In the listing that follows, retype every line from the first through the one containing "var yTicks = [0, 5, 10, 15, 20, 25];". Pictures are to be left out.

═════ Source excerpt

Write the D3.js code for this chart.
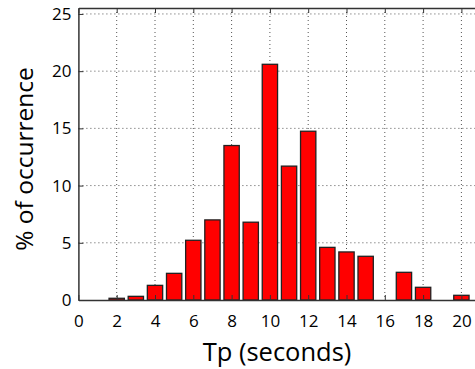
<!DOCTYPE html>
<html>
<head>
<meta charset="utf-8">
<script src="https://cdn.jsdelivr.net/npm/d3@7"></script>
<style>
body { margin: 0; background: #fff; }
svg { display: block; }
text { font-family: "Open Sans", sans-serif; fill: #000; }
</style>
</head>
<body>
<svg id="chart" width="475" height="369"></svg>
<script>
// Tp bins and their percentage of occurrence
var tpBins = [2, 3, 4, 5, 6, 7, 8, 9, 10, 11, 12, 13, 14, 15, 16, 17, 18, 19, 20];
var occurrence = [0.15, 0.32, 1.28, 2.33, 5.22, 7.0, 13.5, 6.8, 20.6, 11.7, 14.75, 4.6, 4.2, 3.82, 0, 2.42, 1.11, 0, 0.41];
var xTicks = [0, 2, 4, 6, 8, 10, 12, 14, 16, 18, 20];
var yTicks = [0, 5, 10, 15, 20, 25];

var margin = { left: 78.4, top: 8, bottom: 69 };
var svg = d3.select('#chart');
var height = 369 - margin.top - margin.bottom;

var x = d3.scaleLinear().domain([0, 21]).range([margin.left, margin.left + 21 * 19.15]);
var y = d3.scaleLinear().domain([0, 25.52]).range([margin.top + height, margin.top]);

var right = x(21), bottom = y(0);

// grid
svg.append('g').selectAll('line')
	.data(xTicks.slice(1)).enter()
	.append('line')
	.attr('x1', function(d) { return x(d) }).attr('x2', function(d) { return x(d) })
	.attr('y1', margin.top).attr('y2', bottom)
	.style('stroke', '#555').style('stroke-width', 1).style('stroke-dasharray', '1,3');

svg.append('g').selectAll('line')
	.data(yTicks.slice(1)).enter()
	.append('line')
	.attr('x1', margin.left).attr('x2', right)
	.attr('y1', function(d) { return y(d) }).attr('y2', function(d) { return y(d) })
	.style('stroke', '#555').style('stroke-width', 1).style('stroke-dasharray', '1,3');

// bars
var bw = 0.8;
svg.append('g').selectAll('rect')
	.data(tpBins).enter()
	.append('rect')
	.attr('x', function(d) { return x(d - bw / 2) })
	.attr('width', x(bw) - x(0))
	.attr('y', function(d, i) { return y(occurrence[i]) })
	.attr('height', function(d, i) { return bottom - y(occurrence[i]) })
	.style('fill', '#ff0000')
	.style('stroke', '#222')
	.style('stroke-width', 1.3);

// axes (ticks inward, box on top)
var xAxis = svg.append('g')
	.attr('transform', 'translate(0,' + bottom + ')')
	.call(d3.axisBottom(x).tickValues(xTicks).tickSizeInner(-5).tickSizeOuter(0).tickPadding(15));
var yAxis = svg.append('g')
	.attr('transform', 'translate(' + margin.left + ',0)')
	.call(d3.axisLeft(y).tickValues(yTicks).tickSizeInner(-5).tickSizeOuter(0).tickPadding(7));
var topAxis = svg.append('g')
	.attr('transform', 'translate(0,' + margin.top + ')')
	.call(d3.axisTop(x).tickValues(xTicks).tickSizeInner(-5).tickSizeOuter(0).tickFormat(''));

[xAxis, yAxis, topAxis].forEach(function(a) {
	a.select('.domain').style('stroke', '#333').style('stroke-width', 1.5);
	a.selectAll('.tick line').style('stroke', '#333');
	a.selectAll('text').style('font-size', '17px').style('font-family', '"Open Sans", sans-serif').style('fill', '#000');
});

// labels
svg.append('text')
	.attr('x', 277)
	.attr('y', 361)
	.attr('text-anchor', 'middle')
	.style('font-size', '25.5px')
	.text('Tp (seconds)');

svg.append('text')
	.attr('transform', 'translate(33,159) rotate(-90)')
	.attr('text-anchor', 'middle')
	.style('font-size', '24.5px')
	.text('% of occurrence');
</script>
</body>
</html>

══════════

** Complete answer **
Write the D3.js code for this chart.
<!DOCTYPE html>
<html>
<head>
<meta charset="utf-8">
<script src="https://cdn.jsdelivr.net/npm/d3@7"></script>
<style>
body { margin: 0; background: #fff; }
svg { display: block; }
text { font-family: "Open Sans", sans-serif; fill: #000; }
</style>
</head>
<body>
<svg id="chart" width="475" height="369"></svg>
<script>
// Tp bins and their percentage of occurrence
var tpBins = [2, 3, 4, 5, 6, 7, 8, 9, 10, 11, 12, 13, 14, 15, 16, 17, 18, 19, 20];
var occurrence = [0.15, 0.32, 1.28, 2.33, 5.22, 7.0, 13.5, 6.8, 20.6, 11.7, 14.75, 4.6, 4.2, 3.82, 0, 2.42, 1.11, 0, 0.41];
var xTicks = [0, 2, 4, 6, 8, 10, 12, 14, 16, 18, 20];
var yTicks = [0, 5, 10, 15, 20, 25];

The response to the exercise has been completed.